Tomás Saraceno
Year of birth, place
Biography
Tomás Saraceno’s practice is informed by concepts linking art, life science, and the social sciences. Enmeshed in the junction of these worlds, his floating sculptures, community projects, and immersive installations propose sensory solidarity with the planet through a social, mental, and environmental ecology of practice. For more than a decade, he has been imagining a world free from carbon, extractivism, capitalism, patriarchy and fossil fuel - or what he calls CECPF- that inflames some forms of life. In an unorthodox collaboration with cosmic webs, the air, spider/webs and indigenous communities, energies converge in a new practice of solidarity. In our era of climate emergency—when ecosystems are at risk—Saraceno’s work, deepening our understanding of environmental justice and interspecies cohabitation, carried out through the artist’s initiated projects Aerocene and Arachnophilia.
Saraceno’s profound interest in spiders and their webs led to the formation of the Arachnophilia. Arachnophilia is a not-for-profit, interdisciplinary spider/web research community that builds on innovations arising from Saraceno’s past collaborative research into spider/web architectures, materials, modes of vibrational signaling and behavior. Through this community, Arachnophilia explores concepts and ideas related to spiders and webs across multiple scientific and theoretical disciplines, including vibrational communication, biomateriomics, architecture and engineering, animal ethology, nonhuman philosophy, anthropology, biodiversity/conservation, sound studies and music. The Arachnomancy App was launched on the occasion of the 2019 Venice Biennale and in the context of the sixth mass extinction. Through this app, users are encouraged to notice and document spider webs they encounter in both wild and urban spaces—becoming engaged and curious Citizen Scientists as they navigate the spaces around them.
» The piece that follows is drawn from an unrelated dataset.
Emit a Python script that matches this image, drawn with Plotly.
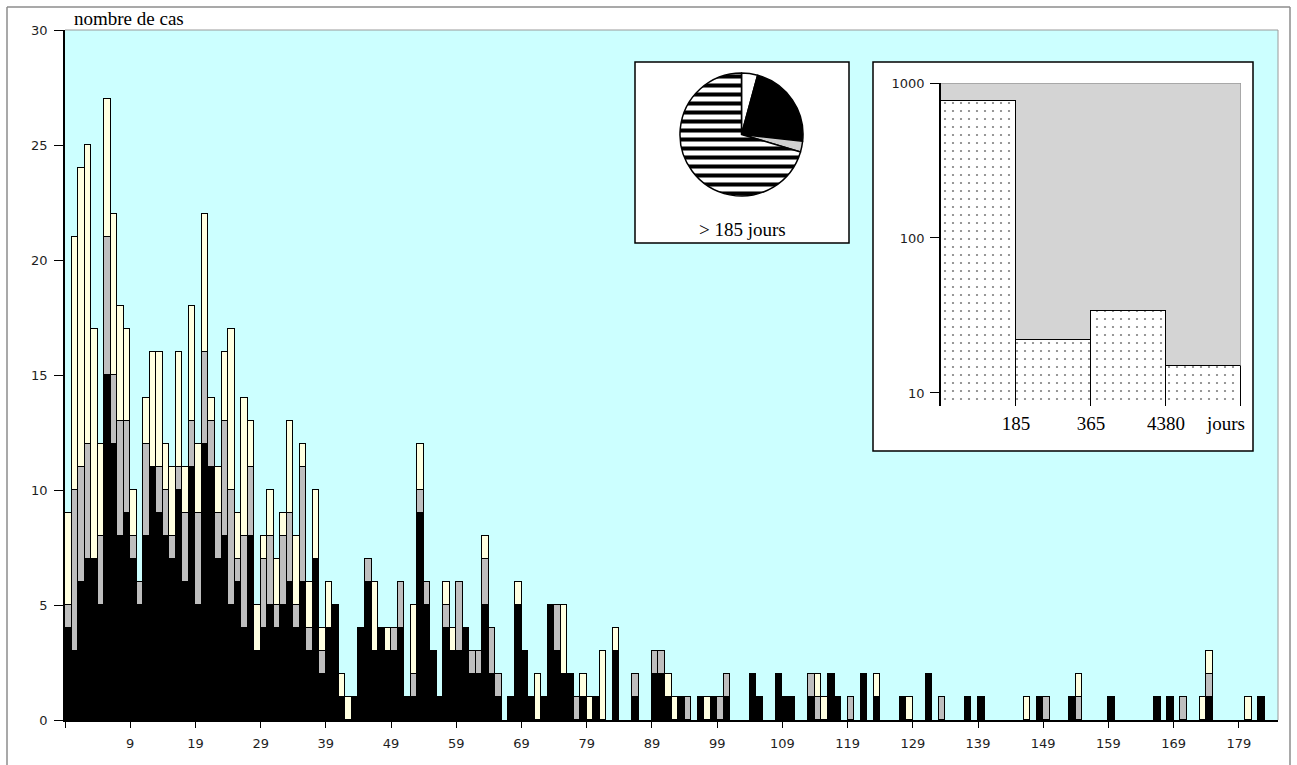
import plotly.graph_objects as go

# ---- daily counts (days since onset), three stacked groups ----
jours = list(range(186))

noirs = [
    4, 3, 6, 7, 7, 5, 15, 12, 8, 9,
    7, 5, 8, 11, 9, 8, 7, 10, 6, 11,
    5, 12, 11, 7, 8, 5, 6, 4, 8, 3,
    4, 5, 4, 5, 6, 4, 6, 3, 7, 2,
    4, 5, 1, 0, 1, 4, 6, 3, 4, 3,
    3, 4, 1, 1, 9, 5, 3, 1, 4, 3,
    3, 4, 2, 2, 5, 2, 1, 0, 1, 5,
    3, 1, 0, 1, 5, 3, 2, 2, 0, 1,
    0, 1, 0, 0, 3, 0, 0, 1, 0, 0,
    2, 2, 1, 0, 1, 0, 0, 1, 0, 1,
    0, 1, 0, 0, 0, 2, 1, 0, 0, 2,
    1, 1, 0, 0, 1, 0, 0, 2, 1, 0,
    0, 0, 2, 0, 1, 0, 0, 0, 1, 0,
    0, 0, 2, 0, 0, 0, 0, 0, 1, 0,
    1, 0, 0, 0, 0, 0, 0, 0, 0, 1,
    0, 0, 0, 0, 1, 0, 0, 0, 0, 0,
    1, 0, 0, 0, 0, 0, 0, 1, 0, 1,
    0, 0, 0, 0, 0, 1, 0, 0, 0, 0,
    0, 0, 0, 1, 0, 0,
]

gris = [
    1, 7, 5, 5, 0, 3, 6, 3, 5, 4,
    1, 1, 4, 0, 2, 2, 1, 1, 3, 2,
    4, 4, 2, 2, 5, 5, 1, 4, 3, 0,
    3, 3, 1, 3, 3, 1, 5, 1, 0, 1,
    0, 0, 0, 0, 0, 0, 1, 0, 0, 0,
    1, 2, 0, 1, 1, 1, 0, 0, 1, 0,
    3, 0, 1, 1, 2, 2, 1, 0, 0, 0,
    0, 0, 0, 0, 0, 2, 0, 0, 1, 0,
    0, 0, 0, 0, 0, 0, 0, 1, 0, 0,
    1, 1, 0, 0, 0, 1, 0, 0, 0, 0,
    1, 1, 0, 0, 0, 0, 0, 0, 0, 0,
    0, 0, 0, 0, 1, 1, 0, 0, 0, 0,
    1, 0, 0, 0, 0, 0, 0, 0, 0, 0,
    0, 0, 0, 0, 1, 0, 0, 0, 0, 0,
    0, 0, 0, 0, 0, 0, 0, 0, 0, 0,
    1, 0, 0, 0, 0, 1, 0, 0, 0, 0,
    0, 0, 0, 0, 0, 0, 0, 0, 0, 0,
    0, 1, 0, 0, 0, 1, 0, 0, 0, 0,
    0, 0, 0, 0, 0, 0,
]

clairs = [
    4, 11, 13, 13, 10, 4, 6, 7, 5, 4,
    2, 0, 2, 5, 5, 2, 3, 5, 2, 5,
    3, 6, 1, 2, 3, 7, 2, 6, 2, 2,
    1, 2, 2, 1, 4, 3, 1, 2, 3, 1,
    2, 0, 1, 1, 0, 0, 0, 3, 0, 1,
    0, 0, 0, 3, 2, 0, 0, 0, 1, 1,
    0, 0, 0, 0, 1, 0, 0, 0, 0, 1,
    0, 0, 2, 0, 0, 0, 3, 0, 0, 1,
    1, 0, 3, 0, 1, 0, 0, 0, 0, 0,
    0, 0, 1, 1, 0, 0, 0, 0, 1, 0,
    0, 0, 0, 0, 0, 0, 0, 0, 0, 0,
    0, 0, 0, 0, 0, 1, 1, 0, 0, 0,
    0, 0, 0, 0, 1, 0, 0, 0, 0, 1,
    0, 0, 0, 0, 0, 0, 0, 0, 0, 0,
    0, 0, 0, 0, 0, 0, 0, 1, 0, 0,
    0, 0, 0, 0, 0, 1, 0, 0, 0, 0,
    0, 0, 0, 0, 0, 0, 0, 0, 0, 0,
    0, 0, 0, 0, 1, 1, 0, 0, 0, 0,
    0, 1, 0, 0, 0, 0,
]

etiquettes_jours = ["9", "19", "29", "39", "49", "59", "69", "79", "89",
                    "99", "109", "119", "129", "139", "149", "159", "169", "179"]
graduations_y = [0, 5, 10, 15, 20, 25, 30]

# ---- inset: cases by duration class (log scale) ----
classes = ["< 185", "185 - 365", "365 - 4380", "> 4380"]
effectifs = [770, 22, 34, 15]
bornes = ["185", "365", "4380"]
graduations_log = [10, 100, 1000]

# ---- inset pie: breakdown of cases beyond 185 days ----
secteurs = ["groupe 1", "groupe 2", "groupe 3", "groupe 4"]
parts = [3, 16, 2, 50]

# ---- page geometry ----
W, H = 1297, 765
ML, MR, MT, MB = 65, 19, 30, 45
PW, PH = W - ML - MR, H - MT - MB


def fx(p):
    return (p - ML) / PW


def fy(p):
    return (H - MB - p) / PH


SERIF = "Liberation Serif"
SANS = "DejaVu Sans"
CYAN = "#CCFFFF"
GRIS_FOND = "#D4D4D4"
TICK_COL = "#1E1E1E"


def segment(vals):
    return [v if v > 0 else None for v in vals]


fig = go.Figure()

for vals, couleur, nom in ((noirs, "#000000", "noir"),
                           (gris, "#BEBEBE", "gris"),
                           (clairs, "#FFFFE0", "clair")):
    fig.add_trace(go.Bar(
        x=jours, y=segment(vals), width=1, name=nom, showlegend=False,
        marker=dict(color=couleur, line=dict(color="black", width=1.5)),
    ))

fig.add_trace(go.Bar(
    x=list(range(len(effectifs))), y=effectifs, width=1,
    xaxis="x2", yaxis="y2", showlegend=False, hovertext=classes,
    marker=dict(color="white", line=dict(color="black", width=1.5),
                pattern=dict(shape=".", fgcolor="black", bgcolor="white",
                             size=8, solidity=0.06)),
))

fig.add_trace(go.Pie(
    labels=secteurs, values=parts, sort=False, direction="clockwise",
    rotation=0, textinfo="none", showlegend=False,
    marker=dict(colors=["white", "black", "#CFCFCF", "white"],
                line=dict(color="black", width=1.5),
                pattern=dict(shape=["", "", "", "-"], fgcolor="black",
                             size=9, solidity=0.45)),
    domain=dict(x=[fx(680), fx(803)], y=[fy(196), fy(73)]),
))

shapes = [
    # main plotting area background
    dict(type="rect", xref="paper", yref="paper", x0=0, x1=1, y0=0, y1=1,
         fillcolor=CYAN, line=dict(width=0), layer="below"),
    # pie panel
    dict(type="rect", xref="paper", yref="paper",
         x0=fx(635), x1=fx(849), y0=fy(243), y1=fy(62),
         fillcolor="white", line=dict(color="black", width=1.5), layer="below"),
    # histogram panel
    dict(type="rect", xref="paper", yref="paper",
         x0=fx(873), x1=fx(1253), y0=fy(451), y1=fy(62),
         fillcolor="white", line=dict(color="black", width=1.5), layer="below"),
    # thin grey edges of the main area
    dict(type="line", xref="paper", yref="paper", x0=0, x1=1, y0=1, y1=1,
         line=dict(color="#9A9A9A", width=1), layer="above"),
    dict(type="line", xref="paper", yref="paper", x0=1, x1=1, y0=0, y1=1,
         line=dict(color="#9A9A9A", width=1), layer="above"),
    # outer frame
    dict(type="line", xref="paper", yref="paper", x0=fx(7), x1=fx(7), y0=fy(770), y1=fy(7),
         line=dict(color="#8C8C8C", width=1.5), layer="below"),
    dict(type="line", xref="paper", yref="paper", x0=fx(7), x1=fx(1290), y0=fy(7), y1=fy(7),
         line=dict(color="#8C8C8C", width=1.5), layer="below"),
    dict(type="line", xref="paper", yref="paper", x0=fx(1290), x1=fx(1290), y0=fy(770), y1=fy(7),
         line=dict(color="#8C8C8C", width=1.5), layer="below"),
    # grey envelope edges in the histogram panel
    dict(type="line", xref="x2", yref="y2", x0=-0.5, x1=len(effectifs) - 0.5,
         y0=graduations_log[-1], y1=graduations_log[-1],
         line=dict(color="#9A9A9A", width=1.5), layer="above"),
    dict(type="line", xref="x2", yref="y2", x0=len(effectifs) - 0.5, x1=len(effectifs) - 0.5,
         y0=effectifs[-1], y1=graduations_log[-1],
         line=dict(color="#9A9A9A", width=1.5), layer="above"),
]

annotations = [
    dict(text="nombre de cas", xref="paper", yref="paper", x=fx(72), y=fy(18),
         xanchor="left", yanchor="middle", showarrow=False,
         font=dict(family=SERIF, size=19, color="black")),
    dict(text="> 185 jours", xref="paper", yref="paper", x=fx(742), y=fy(229),
         xanchor="center", yanchor="middle", showarrow=False,
         font=dict(family=SERIF, size=19, color="black")),
    dict(text="jours", xref="paper", yref="paper", x=fx(1225), y=fy(423),
         xanchor="center", yanchor="middle", showarrow=False,
         font=dict(family=SERIF, size=19, color="black")),
]

fig.update_layout(
    width=W, height=H,
    margin=dict(l=ML, r=MR, t=MT, b=MB, pad=0),
    paper_bgcolor="white",
    plot_bgcolor=GRIS_FOND,
    barmode="stack", bargap=0,
    shapes=shapes, annotations=annotations,
    xaxis=dict(
        domain=[0, 1], range=[-0.5, len(jours) - 0.5],
        tickvals=[-0.5] + [int(t) + 0.5 for t in etiquettes_jours],
        ticktext=[""] + etiquettes_jours,
        ticks="outside", ticklen=6, tickwidth=1, tickcolor="black",
        showline=True, linecolor="black", linewidth=1.5,
        showgrid=False, zeroline=False, ticklabelstandoff=5,
        tickfont=dict(family=SANS, size=13, color=TICK_COL),
    ),
    yaxis=dict(
        domain=[0, 1], range=[0, 30], tickvals=graduations_y,
        ticks="outside", ticklen=9, tickwidth=1, tickcolor="black",
        showline=True, linecolor="black", linewidth=1.5,
        showgrid=False, zeroline=False, ticklabelstandoff=4,
        tickfont=dict(family=SANS, size=13, color=TICK_COL),
    ),
    xaxis2=dict(
        domain=[fx(941), fx(1241)], anchor="y2",
        range=[-0.5, len(effectifs) - 0.5],
        tickvals=[i + 0.5 for i in range(len(bornes))], ticktext=bornes,
        ticks="", showline=False, showgrid=False, zeroline=False,
        ticklabelstandoff=4,
        tickfont=dict(family=SERIF, size=19, color="black"),
    ),
    yaxis2=dict(
        domain=[fy(406), fy(83)], anchor="x2", type="log",
        range=[0.916, 3], tickvals=graduations_log,
        ticktext=[str(v) for v in graduations_log],
        ticks="outside", ticklen=9, tickwidth=1, tickcolor="black",
        showline=True, linecolor="black", linewidth=1.5,
        showgrid=False, zeroline=False, ticklabelstandoff=3,
        tickfont=dict(family=SANS, size=13, color=TICK_COL),
    ),
)

fig.write_html("out.html")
In the past two decades Saraceno has furthermore collaborated with the Massachusetts Institute of Technology, Max Planck Institute, the Nanyang Technological University, the Imperial College London and the Natural History Museum London. He has lectured in institutions worldwide, and directed the Institute of Architecture‐related Art (IAK) at Braunschweig University of Technology, Germany (2014–2016); and held residencies at Centre National d’Études Spatiales (2014–2015), MIT Center for Art, Science & Technology (2012–ongoing) and Atelier Calder (2010), among others. Saraceno has most recently been exhibited in: Event Horizon: Tomás Saraceno at Cisternerne, Copenhagen (2020); Aria, at Palazzo Strozzi, Florence (2020); the 58th International Art Exhibition ‐ La Biennale di Venezia, May You Live In Interesting Times; and carte blanche á Tomás Saraceno: ON AIR at Palais de Tokyo, Paris (2018). His work is housed in international collections including the Bauhaus Museum, Weimar; The Museum of Modern Art, New York; SFMOMA, San Francisco; Walker Art Center, Minneapolis; Nationalgalerie, and Staatliche Museen zu Berlin, Berlin.